**Task statement**
Would you write out the listing verbatim and skip every picture in it?

**Source data**
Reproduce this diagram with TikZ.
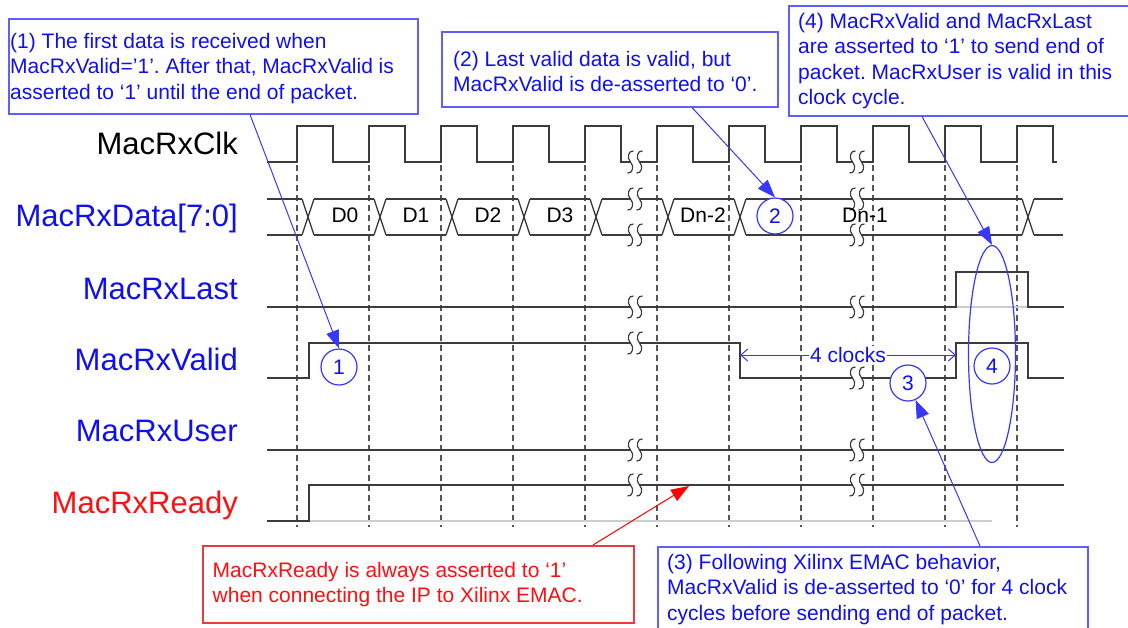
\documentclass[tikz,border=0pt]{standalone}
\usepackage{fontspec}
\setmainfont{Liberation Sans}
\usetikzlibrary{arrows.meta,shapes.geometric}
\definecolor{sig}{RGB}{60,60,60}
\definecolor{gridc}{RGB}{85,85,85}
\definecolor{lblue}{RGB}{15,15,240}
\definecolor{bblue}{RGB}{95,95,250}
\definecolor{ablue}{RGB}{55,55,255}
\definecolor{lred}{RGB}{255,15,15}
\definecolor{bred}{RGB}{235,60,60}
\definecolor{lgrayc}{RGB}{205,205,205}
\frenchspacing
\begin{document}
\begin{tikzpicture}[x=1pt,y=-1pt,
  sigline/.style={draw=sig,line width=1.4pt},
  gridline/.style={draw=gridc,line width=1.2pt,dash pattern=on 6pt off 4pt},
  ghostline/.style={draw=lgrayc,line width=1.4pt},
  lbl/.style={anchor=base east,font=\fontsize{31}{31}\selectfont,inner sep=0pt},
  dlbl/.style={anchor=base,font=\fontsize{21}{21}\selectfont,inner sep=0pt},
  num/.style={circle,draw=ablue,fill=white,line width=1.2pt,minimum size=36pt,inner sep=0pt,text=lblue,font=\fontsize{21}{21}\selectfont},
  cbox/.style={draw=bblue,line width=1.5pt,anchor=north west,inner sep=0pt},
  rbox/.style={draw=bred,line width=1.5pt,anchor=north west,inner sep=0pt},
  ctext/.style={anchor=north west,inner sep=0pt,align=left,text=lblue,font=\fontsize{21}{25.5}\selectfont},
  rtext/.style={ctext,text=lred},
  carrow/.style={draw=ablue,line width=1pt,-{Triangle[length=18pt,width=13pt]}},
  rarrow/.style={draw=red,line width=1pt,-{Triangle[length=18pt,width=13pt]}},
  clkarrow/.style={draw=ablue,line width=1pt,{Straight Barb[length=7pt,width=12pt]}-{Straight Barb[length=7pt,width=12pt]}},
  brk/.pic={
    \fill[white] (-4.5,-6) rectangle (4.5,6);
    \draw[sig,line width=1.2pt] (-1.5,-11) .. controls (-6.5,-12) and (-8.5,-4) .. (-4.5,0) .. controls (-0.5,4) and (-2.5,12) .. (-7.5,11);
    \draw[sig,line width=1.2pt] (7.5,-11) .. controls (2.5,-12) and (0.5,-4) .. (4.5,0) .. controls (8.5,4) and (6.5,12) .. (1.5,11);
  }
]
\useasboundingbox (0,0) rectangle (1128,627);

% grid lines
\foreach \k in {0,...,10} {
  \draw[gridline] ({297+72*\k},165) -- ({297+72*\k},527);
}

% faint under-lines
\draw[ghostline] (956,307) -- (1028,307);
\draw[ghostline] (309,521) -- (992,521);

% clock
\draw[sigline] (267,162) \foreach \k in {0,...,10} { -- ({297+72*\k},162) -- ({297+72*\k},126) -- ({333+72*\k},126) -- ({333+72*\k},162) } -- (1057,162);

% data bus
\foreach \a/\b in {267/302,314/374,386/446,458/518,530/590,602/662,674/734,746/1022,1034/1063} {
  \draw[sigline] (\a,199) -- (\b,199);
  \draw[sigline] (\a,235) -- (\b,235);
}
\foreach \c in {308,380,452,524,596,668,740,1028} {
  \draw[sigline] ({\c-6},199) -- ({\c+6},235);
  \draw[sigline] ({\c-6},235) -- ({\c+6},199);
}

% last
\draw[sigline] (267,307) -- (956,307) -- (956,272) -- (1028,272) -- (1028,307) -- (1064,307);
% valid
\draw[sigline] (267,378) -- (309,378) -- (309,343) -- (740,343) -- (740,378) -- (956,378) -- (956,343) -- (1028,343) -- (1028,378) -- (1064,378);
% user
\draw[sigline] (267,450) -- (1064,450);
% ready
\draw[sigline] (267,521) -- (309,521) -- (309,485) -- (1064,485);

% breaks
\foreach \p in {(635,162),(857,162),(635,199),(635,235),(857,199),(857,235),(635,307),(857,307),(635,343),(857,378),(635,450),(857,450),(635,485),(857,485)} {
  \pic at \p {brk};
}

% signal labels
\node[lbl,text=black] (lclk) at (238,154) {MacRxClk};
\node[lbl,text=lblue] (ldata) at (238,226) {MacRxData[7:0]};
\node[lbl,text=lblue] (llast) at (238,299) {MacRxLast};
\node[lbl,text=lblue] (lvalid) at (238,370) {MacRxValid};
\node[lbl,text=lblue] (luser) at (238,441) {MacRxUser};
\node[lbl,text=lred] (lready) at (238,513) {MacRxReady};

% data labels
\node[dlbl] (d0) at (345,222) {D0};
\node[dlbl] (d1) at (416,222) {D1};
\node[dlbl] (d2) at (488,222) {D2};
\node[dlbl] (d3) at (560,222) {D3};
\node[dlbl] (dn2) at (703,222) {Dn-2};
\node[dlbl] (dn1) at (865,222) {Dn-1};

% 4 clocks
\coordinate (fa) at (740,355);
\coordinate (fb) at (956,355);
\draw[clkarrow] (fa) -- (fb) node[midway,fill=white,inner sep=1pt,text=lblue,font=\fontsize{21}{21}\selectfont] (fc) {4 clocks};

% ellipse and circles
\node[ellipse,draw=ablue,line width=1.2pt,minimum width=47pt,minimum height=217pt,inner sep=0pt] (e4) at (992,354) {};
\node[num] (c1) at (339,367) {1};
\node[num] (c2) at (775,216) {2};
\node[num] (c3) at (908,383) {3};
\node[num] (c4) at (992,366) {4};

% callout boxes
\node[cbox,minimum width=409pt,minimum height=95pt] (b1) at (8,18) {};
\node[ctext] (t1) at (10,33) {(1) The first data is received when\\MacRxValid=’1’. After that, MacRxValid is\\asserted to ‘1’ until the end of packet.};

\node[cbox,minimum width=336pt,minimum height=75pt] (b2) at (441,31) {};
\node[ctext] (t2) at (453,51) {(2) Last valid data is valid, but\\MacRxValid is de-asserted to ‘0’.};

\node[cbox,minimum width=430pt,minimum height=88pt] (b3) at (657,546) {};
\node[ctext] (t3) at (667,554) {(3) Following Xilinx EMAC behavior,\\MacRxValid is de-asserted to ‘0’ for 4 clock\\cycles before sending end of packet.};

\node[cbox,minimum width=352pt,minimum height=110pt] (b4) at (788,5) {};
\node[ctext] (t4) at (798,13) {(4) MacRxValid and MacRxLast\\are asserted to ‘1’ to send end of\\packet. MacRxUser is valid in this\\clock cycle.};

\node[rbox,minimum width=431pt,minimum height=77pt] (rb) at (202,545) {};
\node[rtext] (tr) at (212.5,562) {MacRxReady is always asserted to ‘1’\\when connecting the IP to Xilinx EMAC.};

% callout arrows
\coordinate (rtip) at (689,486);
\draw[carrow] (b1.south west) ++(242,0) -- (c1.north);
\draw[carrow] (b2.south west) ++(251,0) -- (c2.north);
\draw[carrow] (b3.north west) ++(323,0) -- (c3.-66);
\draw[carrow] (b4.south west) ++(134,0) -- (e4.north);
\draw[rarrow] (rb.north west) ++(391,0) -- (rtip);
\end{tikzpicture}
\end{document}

**Problem solution**
Reproduce this diagram with TikZ.
\documentclass[tikz,border=0pt]{standalone}
\usepackage{fontspec}
\setmainfont{Liberation Sans}
\usetikzlibrary{arrows.meta,shapes.geometric}
\definecolor{sig}{RGB}{60,60,60}
\definecolor{gridc}{RGB}{85,85,85}
\definecolor{lblue}{RGB}{15,15,240}
\definecolor{bblue}{RGB}{95,95,250}
\definecolor{ablue}{RGB}{55,55,255}
\definecolor{lred}{RGB}{255,15,15}
\definecolor{bred}{RGB}{235,60,60}
\definecolor{lgrayc}{RGB}{205,205,205}
\frenchspacing
\begin{document}
\begin{tikzpicture}[x=1pt,y=-1pt,
  sigline/.style={draw=sig,line width=1.4pt},
  gridline/.style={draw=gridc,line width=1.2pt,dash pattern=on 6pt off 4pt},
  ghostline/.style={draw=lgrayc,line width=1.4pt},
  lbl/.style={anchor=base east,font=\fontsize{31}{31}\selectfont,inner sep=0pt},
  dlbl/.style={anchor=base,font=\fontsize{21}{21}\selectfont,inner sep=0pt},
  num/.style={circle,draw=ablue,fill=white,line width=1.2pt,minimum size=36pt,inner sep=0pt,text=lblue,font=\fontsize{21}{21}\selectfont},
  cbox/.style={draw=bblue,line width=1.5pt,anchor=north west,inner sep=0pt},
  rbox/.style={draw=bred,line width=1.5pt,anchor=north west,inner sep=0pt},
  ctext/.style={anchor=north west,inner sep=0pt,align=left,text=lblue,font=\fontsize{21}{25.5}\selectfont},
  rtext/.style={ctext,text=lred},
  carrow/.style={draw=ablue,line width=1pt,-{Triangle[length=18pt,width=13pt]}},
  rarrow/.style={draw=red,line width=1pt,-{Triangle[length=18pt,width=13pt]}},
  clkarrow/.style={draw=ablue,line width=1pt,{Straight Barb[length=7pt,width=12pt]}-{Straight Barb[length=7pt,width=12pt]}},
  brk/.pic={
    \fill[white] (-4.5,-6) rectangle (4.5,6);
    \draw[sig,line width=1.2pt] (-1.5,-11) .. controls (-6.5,-12) and (-8.5,-4) .. (-4.5,0) .. controls (-0.5,4) and (-2.5,12) .. (-7.5,11);
    \draw[sig,line width=1.2pt] (7.5,-11) .. controls (2.5,-12) and (0.5,-4) .. (4.5,0) .. controls (8.5,4) and (6.5,12) .. (1.5,11);
  }
]
\useasboundingbox (0,0) rectangle (1128,627);

% grid lines
\foreach \k in {0,...,10} {
  \draw[gridline] ({297+72*\k},165) -- ({297+72*\k},527);
}

% faint under-lines
\draw[ghostline] (956,307) -- (1028,307);
\draw[ghostline] (309,521) -- (992,521);

% clock
\draw[sigline] (267,162) \foreach \k in {0,...,10} { -- ({297+72*\k},162) -- ({297+72*\k},126) -- ({333+72*\k},126) -- ({333+72*\k},162) } -- (1057,162);

% data bus
\foreach \a/\b in {267/302,314/374,386/446,458/518,530/590,602/662,674/734,746/1022,1034/1063} {
  \draw[sigline] (\a,199) -- (\b,199);
  \draw[sigline] (\a,235) -- (\b,235);
}
\foreach \c in {308,380,452,524,596,668,740,1028} {
  \draw[sigline] ({\c-6},199) -- ({\c+6},235);
  \draw[sigline] ({\c-6},235) -- ({\c+6},199);
}

% last
\draw[sigline] (267,307) -- (956,307) -- (956,272) -- (1028,272) -- (1028,307) -- (1064,307);
% valid
\draw[sigline] (267,378) -- (309,378) -- (309,343) -- (740,343) -- (740,378) -- (956,378) -- (956,343) -- (1028,343) -- (1028,378) -- (1064,378);
% user
\draw[sigline] (267,450) -- (1064,450);
% ready
\draw[sigline] (267,521) -- (309,521) -- (309,485) -- (1064,485);

% breaks
\foreach \p in {(635,162),(857,162),(635,199),(635,235),(857,199),(857,235),(635,307),(857,307),(635,343),(857,378),(635,450),(857,450),(635,485),(857,485)} {
  \pic at \p {brk};
}

% signal labels
\node[lbl,text=black] (lclk) at (238,154) {MacRxClk};
\node[lbl,text=lblue] (ldata) at (238,226) {MacRxData[7:0]};
\node[lbl,text=lblue] (llast) at (238,299) {MacRxLast};
\node[lbl,text=lblue] (lvalid) at (238,370) {MacRxValid};
\node[lbl,text=lblue] (luser) at (238,441) {MacRxUser};
\node[lbl,text=lred] (lready) at (238,513) {MacRxReady};

% data labels
\node[dlbl] (d0) at (345,222) {D0};
\node[dlbl] (d1) at (416,222) {D1};
\node[dlbl] (d2) at (488,222) {D2};
\node[dlbl] (d3) at (560,222) {D3};
\node[dlbl] (dn2) at (703,222) {Dn-2};
\node[dlbl] (dn1) at (865,222) {Dn-1};

% 4 clocks
\coordinate (fa) at (740,355);
\coordinate (fb) at (956,355);
\draw[clkarrow] (fa) -- (fb) node[midway,fill=white,inner sep=1pt,text=lblue,font=\fontsize{21}{21}\selectfont] (fc) {4 clocks};

% ellipse and circles
\node[ellipse,draw=ablue,line width=1.2pt,minimum width=47pt,minimum height=217pt,inner sep=0pt] (e4) at (992,354) {};
\node[num] (c1) at (339,367) {1};
\node[num] (c2) at (775,216) {2};
\node[num] (c3) at (908,383) {3};
\node[num] (c4) at (992,366) {4};

% callout boxes
\node[cbox,minimum width=409pt,minimum height=95pt] (b1) at (8,18) {};
\node[ctext] (t1) at (10,33) {(1) The first data is received when\\MacRxValid=’1’. After that, MacRxValid is\\asserted to ‘1’ until the end of packet.};

\node[cbox,minimum width=336pt,minimum height=75pt] (b2) at (441,31) {};
\node[ctext] (t2) at (453,51) {(2) Last valid data is valid, but\\MacRxValid is de-asserted to ‘0’.};

\node[cbox,minimum width=430pt,minimum height=88pt] (b3) at (657,546) {};
\node[ctext] (t3) at (667,554) {(3) Following Xilinx EMAC behavior,\\MacRxValid is de-asserted to ‘0’ for 4 clock\\cycles before sending end of packet.};

\node[cbox,minimum width=352pt,minimum height=110pt] (b4) at (788,5) {};
\node[ctext] (t4) at (798,13) {(4) MacRxValid and MacRxLast\\are asserted to ‘1’ to send end of\\packet. MacRxUser is valid in this\\clock cycle.};

\node[rbox,minimum width=431pt,minimum height=77pt] (rb) at (202,545) {};
\node[rtext] (tr) at (212.5,562) {MacRxReady is always asserted to ‘1’\\when connecting the IP to Xilinx EMAC.};

% callout arrows
\coordinate (rtip) at (689,486);
\draw[carrow] (b1.south west) ++(242,0) -- (c1.north);
\draw[carrow] (b2.south west) ++(251,0) -- (c2.north);
\draw[carrow] (b3.north west) ++(323,0) -- (c3.-66);
\draw[carrow] (b4.south west) ++(134,0) -- (e4.north);
\draw[rarrow] (rb.north west) ++(391,0) -- (rtip);
\end{tikzpicture}
\end{document}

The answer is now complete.